"Der einzige Weg, nicht kritisiert zu werden, ist nichts zu tun und von niemandem dabei gesehen zu werden."

- Marci, Alexander

 

Dieses Werk hat uns schon nach den ersten paar Sätzen einen guten Eindruck gemacht, da wir sehr leicht durch veraltete oder aussergewöhnliche Ausdrücke zu unterhalten sind. Das war aber nur der Beginn unserer Verlockung zur Lektüre. Von Paragraph zu Paragraph wurde unser Interesse immer mehr durch die verwendeten Redearten, Formulierungen und Beschreibungen geweckt, bis wir uns endgültig entschieden haben, uns mit diesem Werk zu befassen. Im Grunde erlebten wir, übertrieben gesagt, ein kleines Erfolgserlebnis, als wir erkannten, wie ansprechend diese Geschichte geschrieben ist. Der überzeugende Faktor soll also der Schreibstil gewesen sein, aber bevor wir das genauer beschreiben, gehen wir auf noch auf die anderen nötigen Informationen ein...   

   

Zum Autor

Arthur Schnitzler wurde am 15. Mai 1862 in Leopoldstadt, Wien geboren und verstarb am 21. Oktober 1931 aufgrund einer Gehirnblutung. Er scheint die Namen mancher Figuren dieses Werkes aus seinem echten Leben übernommen zu haben, da der Bube Joseph, denselben Namen wie sein Bruder und Mizi denselben Namen wie eine seiner ehemaligen Liebhaberinnen besitzt. Das Spiel im Morgengrauen ist zum ersten Mal in der Berliner illustrierten Zeitung Ende 1926, Anfang 1927 als eine Erzählung publiziert worden. Seine zahlreichen Beziehungen mit dem anderen Geschlecht scheinen oft unglücklich geführt, unglücklich beendet worden oder beides gewesen zu sein. 1879-1884 machte er sein Studium der Medizin an der Universität Wien, währenddessen trat er 1 Jahr als Freiwilliger in den Militärdienst am Garnisonsspital in Wien ein und hat danach in Medizin promoviert. Ab 1890 gehörte er gemeinsam mit Hugo von Hofmannsthal zum Kreis der "Wiener Moderne" an. Er war einer der bedeutendsten Kritiker der österreich-ungarischen "K und K"-Gesellschaft. 1993 hat er seine Stelle im Krankenhaus aufgegeben, um eine Privatpraxis zu eröffnen und sich verstärkt der Schriftstellerei zuzuwenden. Sein Werk Reigen konnte aufgrund von Zensur 24 Jahre lang nicht aufgeführt werden. 1899-1930 schrieb Arthur vielzählige Dramen, teils sozialkritisch, teils psychologisch und zählte zu den meistgespielten Dramatikern auf deutschen Bühnen. 1901 wurde Schnitzler, durch seine Äusserungen in seinem Werk Leutnant Gustl, welches die Ausdrucksform des inneren Monologes als neue Ausdrucksform in die deutsche Literatur einführte und als Angriff auf den Ehrenkodex des österreichischen Militärs galt, der Rang eines Reserveoffiziers aberkannt. Er war einer der wenigen in Österreich-Ungarn, die die Kriegsbegeisterung vor dem Ersten Weltkrieg nicht teilten. Ab 1921 isolierte er sich zunehmend wegen psychischer und physischer Probleme, die ebenfalls aus einer Scheidung hervor rührten. 1923 wurde er Präsident des PEN-Clubs, und sein letzter Erfolg war das Erhalten des Burgtheaterrings. 

 

 

Zur Form und zum Inhalt (Spoiler-Alarm nach der Textlücke bis zur freien Zone)

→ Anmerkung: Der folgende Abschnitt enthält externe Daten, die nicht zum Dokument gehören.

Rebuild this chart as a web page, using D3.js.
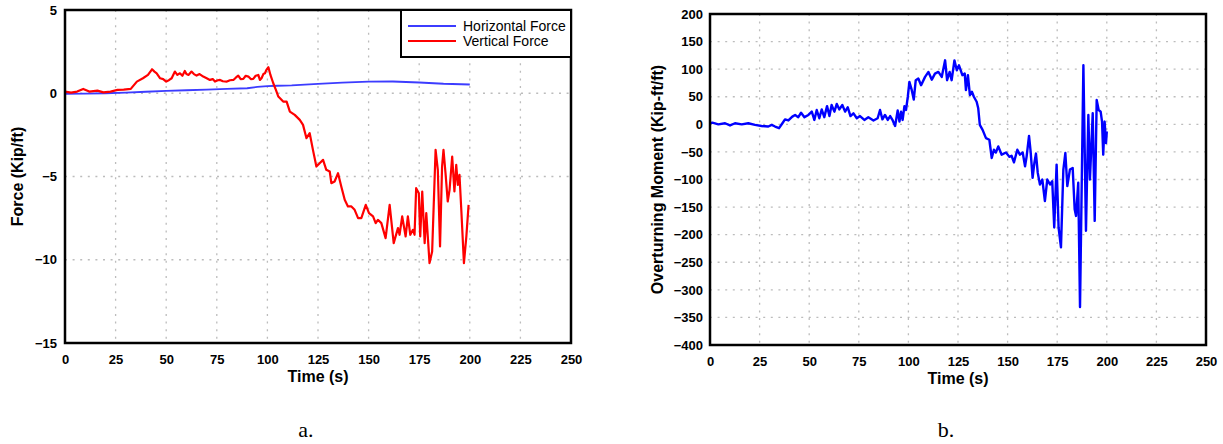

Beim Spiel im Morgengrauen handelt es sich um eine Novelle, das bemerkt man hauptsächlich an seiner Kürze, seinen wiederkehrenden Symbolen und seinem hohen Anteil an vordergründig gehaltenen Charakteren, nur scheint die Figurenanzahl den Einen oder Anderen vielleicht daran zweifeln zu lassen.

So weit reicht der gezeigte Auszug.